-- START OF Working data --

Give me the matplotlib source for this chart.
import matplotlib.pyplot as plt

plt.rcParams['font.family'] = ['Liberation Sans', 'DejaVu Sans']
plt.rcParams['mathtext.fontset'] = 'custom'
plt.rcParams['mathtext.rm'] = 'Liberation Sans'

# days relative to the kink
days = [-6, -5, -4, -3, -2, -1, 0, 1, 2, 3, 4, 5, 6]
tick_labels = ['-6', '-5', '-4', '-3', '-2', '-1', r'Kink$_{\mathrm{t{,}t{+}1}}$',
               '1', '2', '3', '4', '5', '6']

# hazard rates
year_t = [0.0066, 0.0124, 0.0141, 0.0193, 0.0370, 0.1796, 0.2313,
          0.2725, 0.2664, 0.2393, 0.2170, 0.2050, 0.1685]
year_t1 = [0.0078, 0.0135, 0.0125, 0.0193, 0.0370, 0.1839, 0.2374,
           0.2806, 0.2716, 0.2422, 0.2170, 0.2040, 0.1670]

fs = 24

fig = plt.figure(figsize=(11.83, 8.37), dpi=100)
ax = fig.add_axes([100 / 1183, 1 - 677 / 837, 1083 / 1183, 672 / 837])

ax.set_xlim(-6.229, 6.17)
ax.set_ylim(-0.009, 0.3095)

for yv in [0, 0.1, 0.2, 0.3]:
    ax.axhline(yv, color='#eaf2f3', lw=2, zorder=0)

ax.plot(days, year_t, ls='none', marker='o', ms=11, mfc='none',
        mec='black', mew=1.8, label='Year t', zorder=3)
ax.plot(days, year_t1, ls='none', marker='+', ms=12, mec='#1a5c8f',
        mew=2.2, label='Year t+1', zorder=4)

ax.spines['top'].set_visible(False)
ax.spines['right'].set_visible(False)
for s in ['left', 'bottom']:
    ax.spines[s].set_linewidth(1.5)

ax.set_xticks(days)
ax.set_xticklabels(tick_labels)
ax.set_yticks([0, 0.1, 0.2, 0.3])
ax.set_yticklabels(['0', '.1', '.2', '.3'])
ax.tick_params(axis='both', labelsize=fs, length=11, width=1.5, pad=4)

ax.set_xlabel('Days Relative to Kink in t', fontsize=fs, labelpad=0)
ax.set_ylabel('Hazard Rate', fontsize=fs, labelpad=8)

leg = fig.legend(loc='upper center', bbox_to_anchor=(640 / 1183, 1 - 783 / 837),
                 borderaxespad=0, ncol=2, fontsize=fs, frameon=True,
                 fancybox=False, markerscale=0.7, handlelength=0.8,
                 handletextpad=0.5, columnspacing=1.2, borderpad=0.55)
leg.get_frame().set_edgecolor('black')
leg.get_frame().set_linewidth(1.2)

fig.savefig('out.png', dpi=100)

-- END OF Working data --
-- START OF Working data --

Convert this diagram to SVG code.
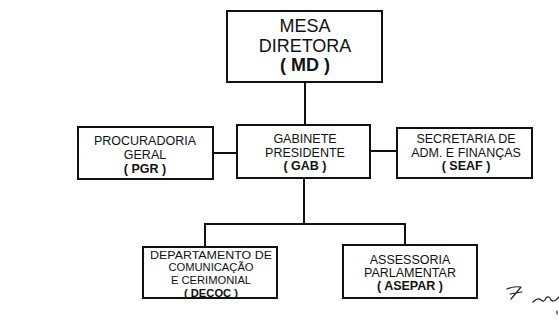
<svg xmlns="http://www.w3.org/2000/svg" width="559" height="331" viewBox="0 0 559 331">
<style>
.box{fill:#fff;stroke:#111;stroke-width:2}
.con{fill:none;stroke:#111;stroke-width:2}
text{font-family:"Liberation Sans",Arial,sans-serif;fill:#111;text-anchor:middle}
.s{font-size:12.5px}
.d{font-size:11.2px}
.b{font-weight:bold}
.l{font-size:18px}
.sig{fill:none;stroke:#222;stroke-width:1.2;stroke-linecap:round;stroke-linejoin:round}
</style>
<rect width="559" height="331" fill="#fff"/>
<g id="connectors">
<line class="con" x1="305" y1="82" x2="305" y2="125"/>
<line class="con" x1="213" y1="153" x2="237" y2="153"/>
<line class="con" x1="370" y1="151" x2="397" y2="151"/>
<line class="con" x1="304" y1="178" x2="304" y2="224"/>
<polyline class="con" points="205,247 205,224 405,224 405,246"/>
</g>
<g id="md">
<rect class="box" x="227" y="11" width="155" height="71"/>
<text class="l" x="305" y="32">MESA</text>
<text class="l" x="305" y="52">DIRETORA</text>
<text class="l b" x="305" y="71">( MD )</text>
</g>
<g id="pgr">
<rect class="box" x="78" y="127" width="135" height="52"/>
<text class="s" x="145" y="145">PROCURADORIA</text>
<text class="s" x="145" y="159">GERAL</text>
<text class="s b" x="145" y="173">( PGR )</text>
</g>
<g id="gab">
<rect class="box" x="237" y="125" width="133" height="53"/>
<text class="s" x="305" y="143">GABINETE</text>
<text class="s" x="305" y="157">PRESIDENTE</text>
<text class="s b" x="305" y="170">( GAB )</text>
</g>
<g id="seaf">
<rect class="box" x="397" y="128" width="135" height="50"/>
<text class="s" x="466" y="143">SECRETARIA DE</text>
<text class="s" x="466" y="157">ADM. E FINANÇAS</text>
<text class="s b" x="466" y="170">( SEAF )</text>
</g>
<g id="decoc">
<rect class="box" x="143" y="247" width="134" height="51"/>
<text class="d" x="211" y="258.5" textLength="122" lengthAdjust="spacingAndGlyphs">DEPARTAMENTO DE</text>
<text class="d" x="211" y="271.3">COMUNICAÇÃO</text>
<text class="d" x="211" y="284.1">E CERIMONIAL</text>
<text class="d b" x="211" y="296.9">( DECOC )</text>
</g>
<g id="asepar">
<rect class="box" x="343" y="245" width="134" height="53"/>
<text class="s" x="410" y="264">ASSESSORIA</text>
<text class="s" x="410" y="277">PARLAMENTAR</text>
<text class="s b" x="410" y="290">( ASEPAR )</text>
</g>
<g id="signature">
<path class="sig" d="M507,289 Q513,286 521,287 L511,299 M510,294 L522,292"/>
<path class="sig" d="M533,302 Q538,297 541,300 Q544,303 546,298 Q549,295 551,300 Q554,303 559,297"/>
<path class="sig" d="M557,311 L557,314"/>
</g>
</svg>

-- END OF Working data --
-- START OF Working data --

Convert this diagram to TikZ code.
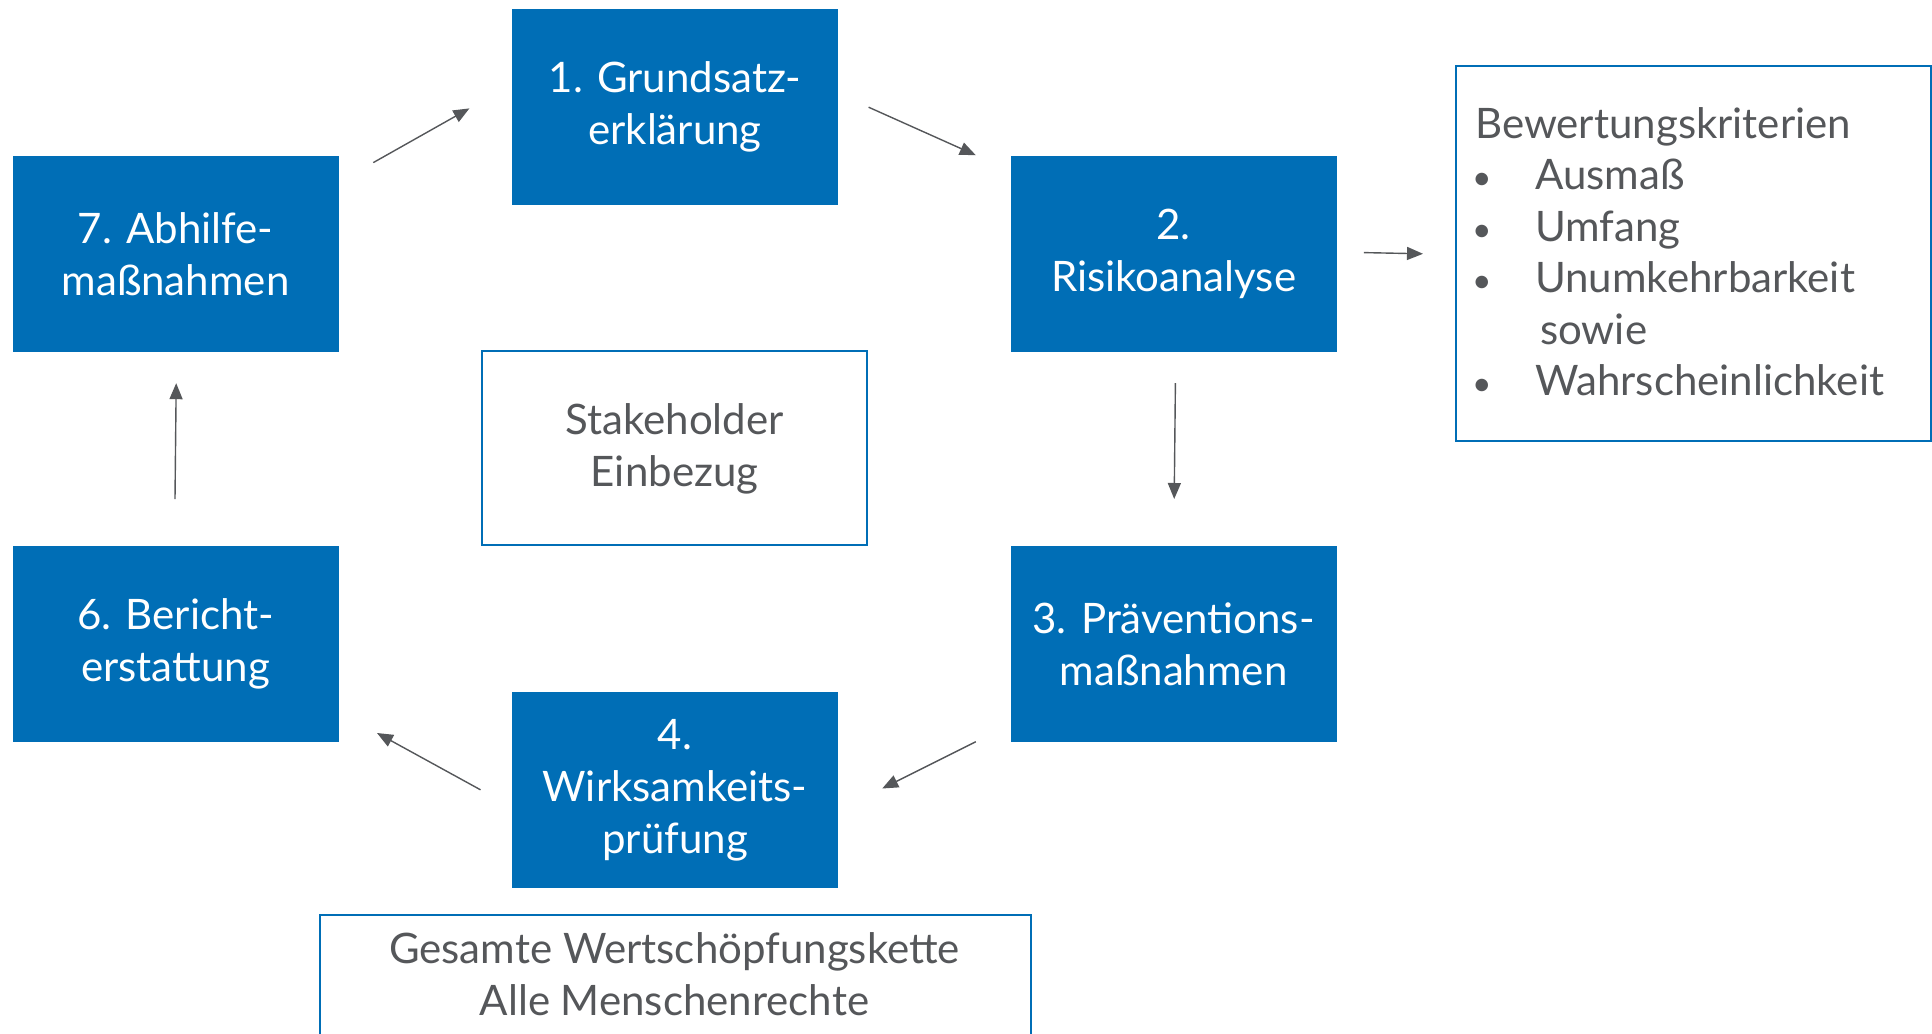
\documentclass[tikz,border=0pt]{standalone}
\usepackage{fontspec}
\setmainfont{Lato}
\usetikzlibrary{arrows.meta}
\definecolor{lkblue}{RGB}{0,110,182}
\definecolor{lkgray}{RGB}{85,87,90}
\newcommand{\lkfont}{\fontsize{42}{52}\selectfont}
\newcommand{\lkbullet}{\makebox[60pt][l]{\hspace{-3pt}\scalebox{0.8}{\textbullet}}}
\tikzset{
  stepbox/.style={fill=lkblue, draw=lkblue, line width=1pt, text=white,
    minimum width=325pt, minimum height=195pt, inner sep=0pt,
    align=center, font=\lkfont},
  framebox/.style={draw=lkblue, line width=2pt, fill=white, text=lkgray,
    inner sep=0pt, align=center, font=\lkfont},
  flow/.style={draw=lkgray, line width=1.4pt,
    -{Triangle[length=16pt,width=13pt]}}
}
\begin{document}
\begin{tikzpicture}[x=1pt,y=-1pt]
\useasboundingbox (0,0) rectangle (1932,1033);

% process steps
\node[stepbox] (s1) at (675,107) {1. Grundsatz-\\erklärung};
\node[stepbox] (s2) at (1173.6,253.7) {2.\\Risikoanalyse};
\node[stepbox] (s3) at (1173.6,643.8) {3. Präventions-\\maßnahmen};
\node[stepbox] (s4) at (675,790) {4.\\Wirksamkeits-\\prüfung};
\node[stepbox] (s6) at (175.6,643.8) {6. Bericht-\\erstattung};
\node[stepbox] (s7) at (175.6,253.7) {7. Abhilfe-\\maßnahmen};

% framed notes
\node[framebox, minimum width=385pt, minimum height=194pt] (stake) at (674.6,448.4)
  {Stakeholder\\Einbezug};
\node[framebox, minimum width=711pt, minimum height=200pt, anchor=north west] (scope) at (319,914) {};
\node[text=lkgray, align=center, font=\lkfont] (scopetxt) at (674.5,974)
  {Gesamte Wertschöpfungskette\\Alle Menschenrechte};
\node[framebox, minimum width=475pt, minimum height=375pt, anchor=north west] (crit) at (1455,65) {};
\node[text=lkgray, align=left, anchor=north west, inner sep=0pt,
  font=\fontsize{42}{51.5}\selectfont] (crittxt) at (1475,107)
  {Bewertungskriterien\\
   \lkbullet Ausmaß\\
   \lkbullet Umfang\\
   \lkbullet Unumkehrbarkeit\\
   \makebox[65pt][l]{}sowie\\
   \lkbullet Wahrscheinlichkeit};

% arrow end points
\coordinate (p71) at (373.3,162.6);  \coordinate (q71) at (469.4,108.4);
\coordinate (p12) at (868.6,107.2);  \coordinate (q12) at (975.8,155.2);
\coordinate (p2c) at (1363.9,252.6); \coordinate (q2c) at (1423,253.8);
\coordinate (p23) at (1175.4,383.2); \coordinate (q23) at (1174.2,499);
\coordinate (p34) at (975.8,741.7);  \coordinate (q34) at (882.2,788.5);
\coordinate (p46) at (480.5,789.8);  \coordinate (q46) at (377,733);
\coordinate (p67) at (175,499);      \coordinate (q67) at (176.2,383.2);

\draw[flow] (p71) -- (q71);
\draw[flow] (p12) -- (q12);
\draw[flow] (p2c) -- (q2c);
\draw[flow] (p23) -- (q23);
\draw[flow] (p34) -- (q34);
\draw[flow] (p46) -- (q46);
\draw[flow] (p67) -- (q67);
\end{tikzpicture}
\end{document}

-- END OF Working data --

» What you should do: What is the number of lines in the records that contain "diagram"? Give that number only.

» Answer for the task: 2